On the cliff top above the lifeboat house was a 'bench with a view' and I spent several minutes just taking it all in - the hills across the bay standing out clearly and the little hamlet of Porth Dinllaen nestling below the cliff over on my right. A wide block paving path led from the cliff top down behind the boat house and onto the small beach and at the far side a series of shallow steps took me round the base of the cliff. The path from there was quite narrow, and though I had several opportunities to stop and take photos some of those chances were unfortunately scuppered by people coming the other way and wanting to get past.
Eventually I came to a white weatherboarded house with a small corner garden set against the foot of the cliff, and here the path became even more tricky than before - it went across the top of the retaining sea wall and was only just wide enough for one person to walk along. Several people were coming the other way so I had to wait a few minutes before I could go, though while I was waiting I managed to get a shot of some lovely vibrant flowers in the garden.
At the far side of the sea wall the path widened out a bit and another few minutes walking took me behind a couple of cottages, through a small courtyard and right onto Porth Dinllaen beach. Just by the cottage on the corner was a raised flower bed full of brightly coloured blooms - with the white walls and blue cottage door it looked very Mediterranean-like and was worth a photo.
Even though it was the middle of the week and not yet school holidays the main part of the beach was quite busy, though once I'd got past the cottages built out over the rocks I found the next beach was completely empty. Past another house on its own set at the base of the cliff and the next beach, Morfa Nevyn, was long and wide, sweeping for quite a distance round the curve of the bay. About halfway along a wide concrete slope took me up onto a short pleasant road of private houses and bungalows and this in turn led me back to the car park where I'd left the van.

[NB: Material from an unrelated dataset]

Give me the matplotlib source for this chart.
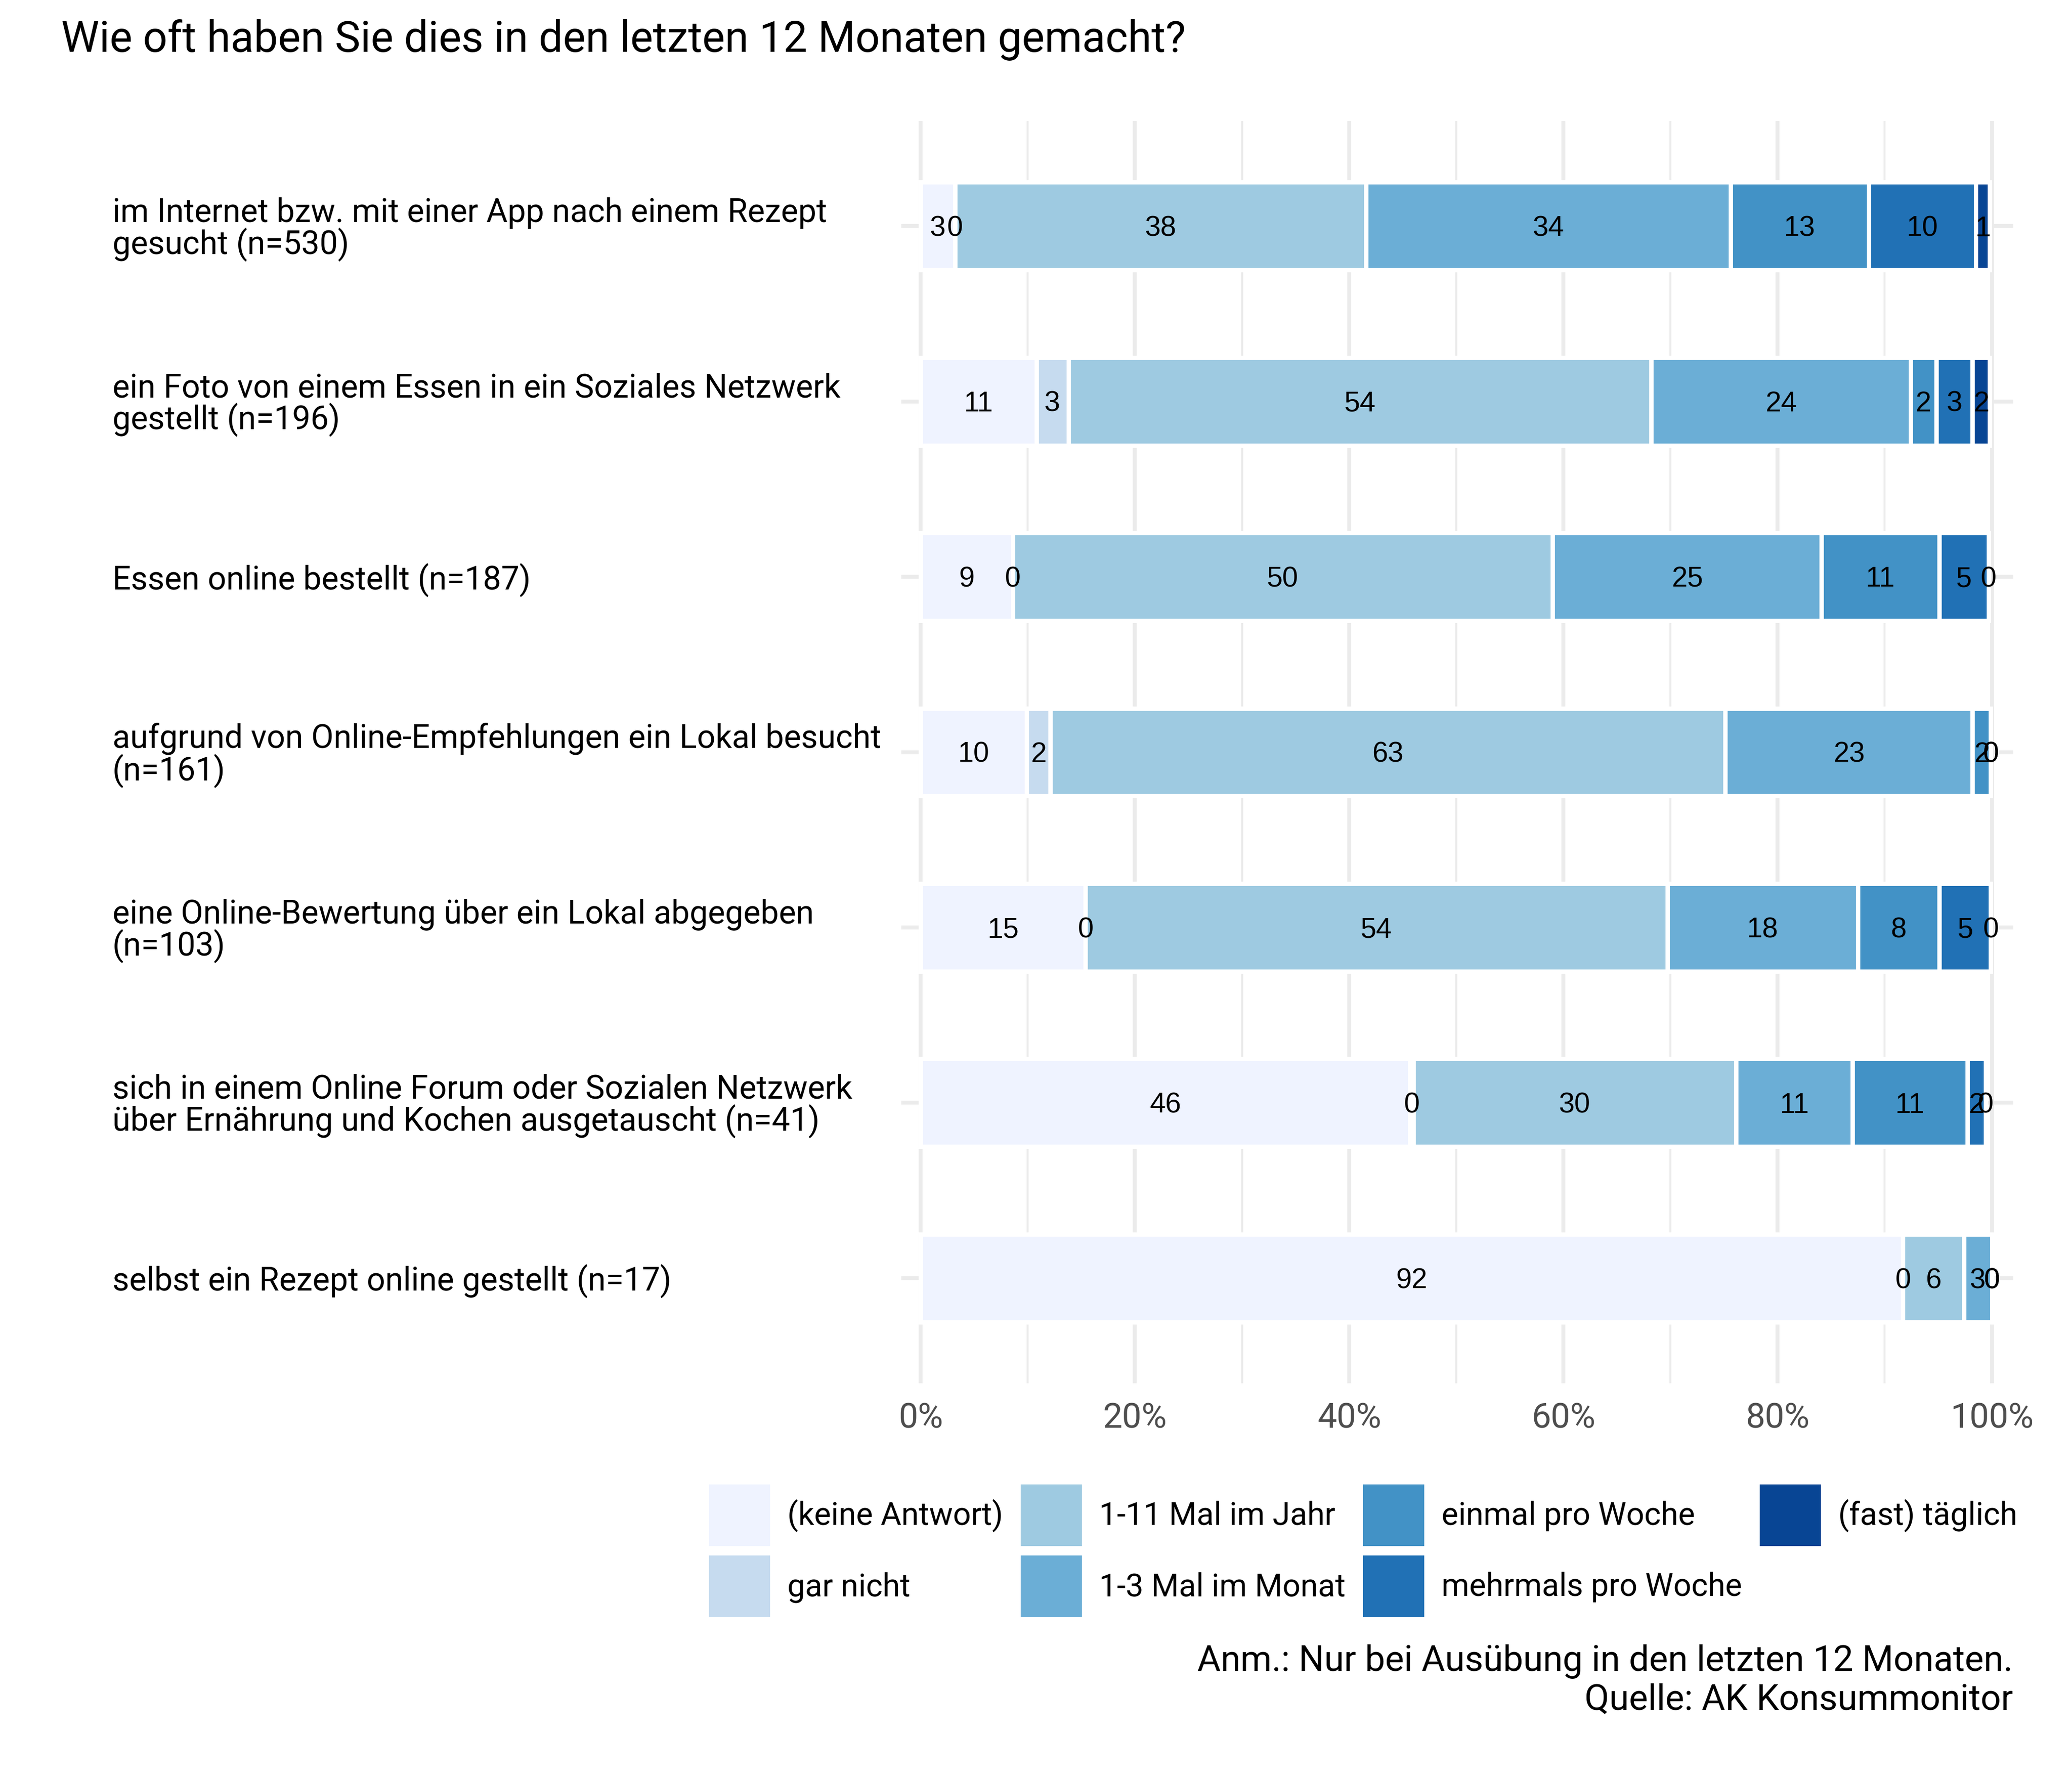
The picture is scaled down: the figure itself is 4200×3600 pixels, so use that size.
import matplotlib
matplotlib.use("Agg")
import matplotlib.pyplot as plt
from matplotlib.patches import Patch
from matplotlib.transforms import blended_transform_factory

# ---------------- data ----------------
items = [
    "im Internet bzw. mit einer App nach einem Rezept\ngesucht (n=530)",
    "ein Foto von einem Essen in ein Soziales Netzwerk\ngestellt (n=196)",
    "Essen online bestellt (n=187)",
    "aufgrund von Online-Empfehlungen ein Lokal besucht\n(n=161)",
    "eine Online-Bewertung über ein Lokal abgegeben\n(n=103)",
    "sich in einem Online Forum oder Sozialen Netzwerk\nüber Ernährung und Kochen ausgetauscht (n=41)",
    "selbst ein Rezept online gestellt (n=17)",
]
categories = ["(keine Antwort)", "gar nicht", "1-11 Mal im Jahr", "1-3 Mal im Monat",
              "einmal pro Woche", "mehrmals pro Woche", "(fast) täglich"]
keine_antwort = [3.2, 10.8, 8.6, 9.9, 15.4, 45.7, 91.7]
gar_nicht     = [0.0, 3.0, 0.0, 2.2, 0.0, 0.3, 0.0]
mal_jahr      = [38.4, 54.4, 50.4, 63.0, 54.3, 30.1, 5.7]
mal_monat     = [34.0, 24.2, 25.1, 23.1, 17.8, 10.9, 2.6]
einmal_woche  = [12.9, 2.4, 11.0, 1.7, 7.6, 10.7, 0.0]
mehrmals_woche= [10.0, 3.4, 4.6, 0.0, 4.8, 1.7, 0.0]
taeglich      = [1.3, 1.6, 0.0, 0.0, 0.0, 0.0, 0.0]
series = [keine_antwort, gar_nicht, mal_jahr, mal_monat, einmal_woche, mehrmals_woche, taeglich]
colors = ["#EFF3FF", "#C6DBEF", "#9ECAE1", "#6BAED6", "#4292C6", "#2171B5", "#084594"]
xticks = [0, 20, 40, 60, 80, 100]
xticklabels = ["0%", "20%", "40%", "60%", "80%", "100%"]

title = "Wie oft haben Sie dies in den letzten 12 Monaten gemacht?"
caption1 = "Anm.: Nur bei Ausübung in den letzten 12 Monaten."
caption2 = "Quelle: AK Konsummonitor"

# ---------------- figure ----------------
W, H = 4200, 3600
fig = plt.figure(figsize=(14, 12), dpi=300)
ax = fig.add_axes([1827 / W, 1 - 2804 / H, (4081 - 1827) / W, (2804 - 245) / H])

roboto = ["Roboto", "DejaVu Sans"]
ypos = list(range(len(items)))
grid_c = "#EBEBEB"
for x in range(0, 101, 20):
    ax.axvline(x, color=grid_c, lw=1.9, zorder=0)
for x in range(10, 100, 20):
    ax.axvline(x, color=grid_c, lw=0.95, zorder=0)
for y in ypos:
    ax.axhline(y, color=grid_c, lw=1.9, zorder=0)

lefts = [0.0] * len(items)
label_font = ["Liberation Sans", "DejaVu Sans"]
for vals, col, cat in zip(series, colors, categories):
    ax.barh(ypos, vals, left=lefts, height=0.5, color=col, edgecolor="white",
            linewidth=2.1, zorder=2, label=cat)
    for y, l, v in zip(ypos, lefts, vals):
        ax.text(l + v / 2, y + 0.057, f"{v:.0f}", ha="center", va="baseline",
                fontsize=13.8, family=label_font, color="black", zorder=3)
    lefts = [l + v for l, v in zip(lefts, vals)]

ax.set_xlim(-1.8, 102.0)
ax.set_ylim(len(items) - 1 + 0.6, -0.6)
ax.set_xticks(xticks)
ax.set_xticklabels(xticklabels, family=roboto, fontsize=16.8, color="#4D4D4D")
ax.tick_params(axis="x", length=0, pad=9)
ax.set_yticks([])
for s in ax.spines.values():
    s.set_visible(False)

trans = blended_transform_factory(fig.transFigure, ax.transData)
for y, lab in zip(ypos, items):
    ax.text(228 / W, y + 0.02, lab, transform=trans, ha="left", va="center",
            fontsize=15.8, family=roboto, color="black", linespacing=0.97)

fig.text(124 / W, 1 - 105 / H, title, ha="left", va="baseline", fontsize=20.85,
         family=roboto, color="black")

handles = [Patch(facecolor=c, edgecolor="none") for c in colors]
fig.legend(handles, categories, ncol=4, loc="upper left",
           bbox_to_anchor=(1437 / W, 1 - 3009 / H), frameon=False,
           prop={"family": roboto, "size": 15.4},
           handlelength=1.93, handleheight=2.62, handletextpad=0.545,
           columnspacing=0.56, labelspacing=0.30, borderpad=0, borderaxespad=0)

fig.text(4080 / W, 1 - 3387 / H, caption1, ha="right", va="baseline", fontsize=17.4,
         family=roboto, color="black")
fig.text(4080 / W, 1 - 3465 / H, caption2, ha="right", va="baseline", fontsize=17.4,
         family=roboto, color="black")

fig.savefig("out.png", dpi=300, facecolor="white")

Just across from the car park entrance was the Porth Dinllaen cafe; it had a very pleasant outside seating area and as the afternoon was getting on I decided to treat myself to a meal, however I soon abandoned that idea. There were no menus on the outside tables and when I went inside the only menus I could find on the counter were for sandwiches, snacks and cakes rather than proper meals; all the items listed had some sort of strange code number against them rather than a proper price but I managed to work out that a sandwich would cost me £5.50. That was just a ridiculous price and no way would I pay it so I went back outside, unhitched the dogs from the bench seat where I'd left them and went back to the van - I could make my own meal when I got back to the camp site.
The drive back in the late afternoon sunshine was really pleasant and as I headed along the B4417 not far from its junction with the A449 I came across a view on my right that I really had to stop and take a photo of. Luckily there was a convenient lay-by to hand so I pulled in and crossed the road; I could see right across the Llyn peninsula to the beaches of Harlech and Shell Island on the far side of Tremadog bay, with the hills and mountains of Snowdonia National Park rising up behind. Beyond the road in front of me the view was of hills and a patchwork of fields dotted with houses, farms and animals - it was the sort of view that I could happily spend the rest of my life staring at.
Back at the camp site I finally made myself a long-awaited meal then settled in to watch a dvd. It was when I was ready for taking the dogs for their last walk at 10pm that I noticed the sky over the far side of the camp site - it was ablaze with colour left behind by the setting sun. Definitely a photo not to be missed, and the perfect end to an almost perfect day.